#### [Task description]
Keep pictures out. Copy exactly the lines from the one containing "What React, TypeScript" to the one containing "Chart.register(...registerables);", endpoints included.

#### [Source material]
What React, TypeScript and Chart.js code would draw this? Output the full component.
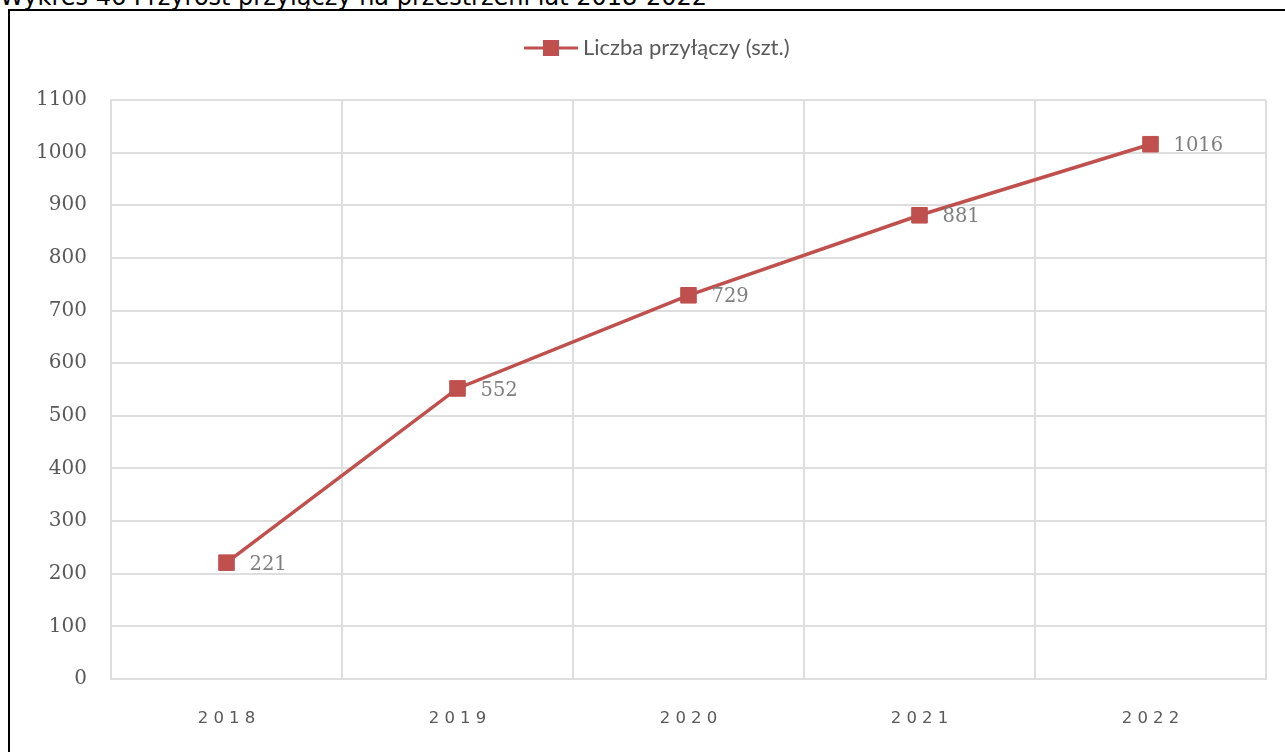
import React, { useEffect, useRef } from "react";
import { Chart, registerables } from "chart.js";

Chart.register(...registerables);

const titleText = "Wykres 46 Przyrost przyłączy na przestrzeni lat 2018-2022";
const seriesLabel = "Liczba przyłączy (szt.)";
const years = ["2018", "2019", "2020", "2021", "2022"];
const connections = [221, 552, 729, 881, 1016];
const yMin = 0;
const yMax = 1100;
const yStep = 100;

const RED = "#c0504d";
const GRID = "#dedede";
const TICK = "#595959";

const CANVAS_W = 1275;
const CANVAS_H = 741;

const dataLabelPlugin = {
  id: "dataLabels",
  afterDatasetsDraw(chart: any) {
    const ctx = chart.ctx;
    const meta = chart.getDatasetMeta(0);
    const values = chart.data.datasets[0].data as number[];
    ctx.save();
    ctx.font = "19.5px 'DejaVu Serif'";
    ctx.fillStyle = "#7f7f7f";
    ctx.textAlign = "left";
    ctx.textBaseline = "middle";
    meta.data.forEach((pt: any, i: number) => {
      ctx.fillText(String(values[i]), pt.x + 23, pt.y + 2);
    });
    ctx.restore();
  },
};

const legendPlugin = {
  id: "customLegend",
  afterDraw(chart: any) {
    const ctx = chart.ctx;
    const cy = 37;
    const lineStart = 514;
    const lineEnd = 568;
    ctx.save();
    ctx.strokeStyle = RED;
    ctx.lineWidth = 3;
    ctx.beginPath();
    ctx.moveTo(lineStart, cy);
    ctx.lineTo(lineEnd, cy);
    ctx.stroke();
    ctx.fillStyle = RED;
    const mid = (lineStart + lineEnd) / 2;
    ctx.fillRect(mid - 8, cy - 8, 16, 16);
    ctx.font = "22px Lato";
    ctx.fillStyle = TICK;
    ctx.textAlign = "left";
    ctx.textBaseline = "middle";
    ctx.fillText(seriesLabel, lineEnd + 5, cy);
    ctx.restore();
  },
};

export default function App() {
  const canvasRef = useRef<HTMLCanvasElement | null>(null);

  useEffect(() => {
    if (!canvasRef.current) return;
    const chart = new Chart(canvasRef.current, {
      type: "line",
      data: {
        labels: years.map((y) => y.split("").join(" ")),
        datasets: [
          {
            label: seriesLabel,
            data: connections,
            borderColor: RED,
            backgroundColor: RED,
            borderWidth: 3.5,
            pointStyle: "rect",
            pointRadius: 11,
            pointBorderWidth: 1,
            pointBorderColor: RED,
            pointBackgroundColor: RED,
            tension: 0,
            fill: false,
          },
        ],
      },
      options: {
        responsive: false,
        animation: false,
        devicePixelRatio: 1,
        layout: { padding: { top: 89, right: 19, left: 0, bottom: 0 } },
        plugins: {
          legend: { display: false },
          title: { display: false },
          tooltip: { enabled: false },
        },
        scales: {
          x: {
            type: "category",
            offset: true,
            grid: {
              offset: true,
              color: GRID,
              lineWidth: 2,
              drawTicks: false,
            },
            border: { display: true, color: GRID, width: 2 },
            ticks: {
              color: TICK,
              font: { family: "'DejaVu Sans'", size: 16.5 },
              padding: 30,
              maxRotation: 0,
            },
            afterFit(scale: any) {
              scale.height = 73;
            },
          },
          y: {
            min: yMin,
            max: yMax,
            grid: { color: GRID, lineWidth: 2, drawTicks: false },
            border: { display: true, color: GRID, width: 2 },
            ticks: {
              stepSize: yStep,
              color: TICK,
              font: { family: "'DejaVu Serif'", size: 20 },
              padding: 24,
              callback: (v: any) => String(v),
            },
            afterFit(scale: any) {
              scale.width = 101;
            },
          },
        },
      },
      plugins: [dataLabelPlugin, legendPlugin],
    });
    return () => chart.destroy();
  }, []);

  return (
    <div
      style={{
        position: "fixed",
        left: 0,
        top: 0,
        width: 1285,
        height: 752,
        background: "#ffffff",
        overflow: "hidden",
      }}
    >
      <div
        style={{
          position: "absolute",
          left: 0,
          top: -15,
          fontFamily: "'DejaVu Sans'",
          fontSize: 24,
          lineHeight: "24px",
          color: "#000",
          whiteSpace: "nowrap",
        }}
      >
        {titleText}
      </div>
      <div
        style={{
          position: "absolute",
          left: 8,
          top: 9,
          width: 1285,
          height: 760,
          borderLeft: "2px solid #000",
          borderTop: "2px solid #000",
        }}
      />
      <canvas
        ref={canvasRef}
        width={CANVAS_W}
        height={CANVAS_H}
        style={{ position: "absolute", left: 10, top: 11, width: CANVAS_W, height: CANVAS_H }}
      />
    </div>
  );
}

==

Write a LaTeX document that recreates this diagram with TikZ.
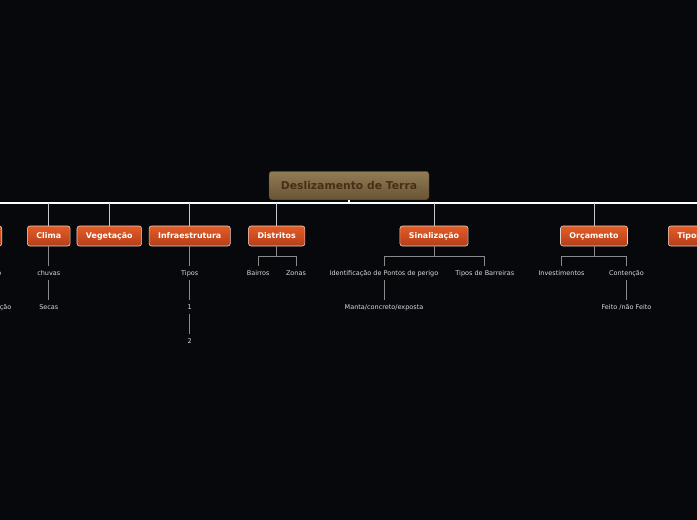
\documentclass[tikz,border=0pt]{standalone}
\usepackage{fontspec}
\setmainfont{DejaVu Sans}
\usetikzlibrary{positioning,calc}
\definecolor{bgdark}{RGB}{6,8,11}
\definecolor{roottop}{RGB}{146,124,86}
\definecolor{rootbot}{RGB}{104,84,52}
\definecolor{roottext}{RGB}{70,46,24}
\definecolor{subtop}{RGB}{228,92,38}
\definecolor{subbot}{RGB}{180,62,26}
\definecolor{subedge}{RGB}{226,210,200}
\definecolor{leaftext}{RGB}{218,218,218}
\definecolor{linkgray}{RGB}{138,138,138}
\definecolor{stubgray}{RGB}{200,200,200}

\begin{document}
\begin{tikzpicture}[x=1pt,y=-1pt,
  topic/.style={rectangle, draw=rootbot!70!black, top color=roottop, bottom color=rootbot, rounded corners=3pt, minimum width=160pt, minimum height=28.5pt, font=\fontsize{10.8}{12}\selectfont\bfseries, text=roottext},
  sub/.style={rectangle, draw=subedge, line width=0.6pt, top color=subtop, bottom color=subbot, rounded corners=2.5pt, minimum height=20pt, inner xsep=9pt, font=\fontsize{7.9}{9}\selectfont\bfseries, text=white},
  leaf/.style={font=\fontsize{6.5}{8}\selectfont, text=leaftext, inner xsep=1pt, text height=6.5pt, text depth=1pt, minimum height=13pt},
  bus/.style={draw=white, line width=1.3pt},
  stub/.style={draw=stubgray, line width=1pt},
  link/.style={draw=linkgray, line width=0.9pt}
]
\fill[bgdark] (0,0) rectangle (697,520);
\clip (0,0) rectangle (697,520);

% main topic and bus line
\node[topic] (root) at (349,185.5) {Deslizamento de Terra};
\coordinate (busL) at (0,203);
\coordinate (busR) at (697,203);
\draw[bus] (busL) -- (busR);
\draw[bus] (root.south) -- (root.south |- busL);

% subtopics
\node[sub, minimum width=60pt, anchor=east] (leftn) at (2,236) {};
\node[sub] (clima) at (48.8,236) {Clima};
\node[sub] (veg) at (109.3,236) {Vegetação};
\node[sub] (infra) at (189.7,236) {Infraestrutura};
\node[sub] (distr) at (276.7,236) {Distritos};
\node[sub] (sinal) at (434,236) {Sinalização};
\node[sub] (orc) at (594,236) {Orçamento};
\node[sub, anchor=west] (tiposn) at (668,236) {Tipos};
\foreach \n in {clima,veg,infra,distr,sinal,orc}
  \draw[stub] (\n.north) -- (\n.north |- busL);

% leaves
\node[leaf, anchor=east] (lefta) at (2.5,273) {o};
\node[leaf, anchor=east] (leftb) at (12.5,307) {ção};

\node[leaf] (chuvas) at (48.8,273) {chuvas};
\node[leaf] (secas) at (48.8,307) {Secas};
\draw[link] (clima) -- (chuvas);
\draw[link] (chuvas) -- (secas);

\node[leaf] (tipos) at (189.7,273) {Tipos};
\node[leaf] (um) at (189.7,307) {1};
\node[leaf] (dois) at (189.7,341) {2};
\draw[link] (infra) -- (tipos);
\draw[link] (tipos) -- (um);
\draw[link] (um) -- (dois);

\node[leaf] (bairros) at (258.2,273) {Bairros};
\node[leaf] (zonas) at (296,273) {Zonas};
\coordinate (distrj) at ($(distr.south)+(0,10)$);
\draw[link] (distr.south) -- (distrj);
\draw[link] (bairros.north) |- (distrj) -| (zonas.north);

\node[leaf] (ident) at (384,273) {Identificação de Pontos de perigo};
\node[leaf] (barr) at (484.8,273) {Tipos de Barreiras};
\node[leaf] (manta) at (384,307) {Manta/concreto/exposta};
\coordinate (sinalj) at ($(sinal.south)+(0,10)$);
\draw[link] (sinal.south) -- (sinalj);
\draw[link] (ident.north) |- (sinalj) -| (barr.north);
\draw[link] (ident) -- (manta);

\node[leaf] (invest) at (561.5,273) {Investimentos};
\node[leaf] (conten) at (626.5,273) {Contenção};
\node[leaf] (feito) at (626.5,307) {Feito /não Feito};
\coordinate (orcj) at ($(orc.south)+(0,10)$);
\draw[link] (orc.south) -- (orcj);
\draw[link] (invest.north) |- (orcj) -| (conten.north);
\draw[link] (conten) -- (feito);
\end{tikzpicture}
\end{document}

#### [Reply]
What React, TypeScript and Chart.js code would draw this? Output the full component.
import React, { useEffect, useRef } from "react";
import { Chart, registerables } from "chart.js";

Chart.register(...registerables);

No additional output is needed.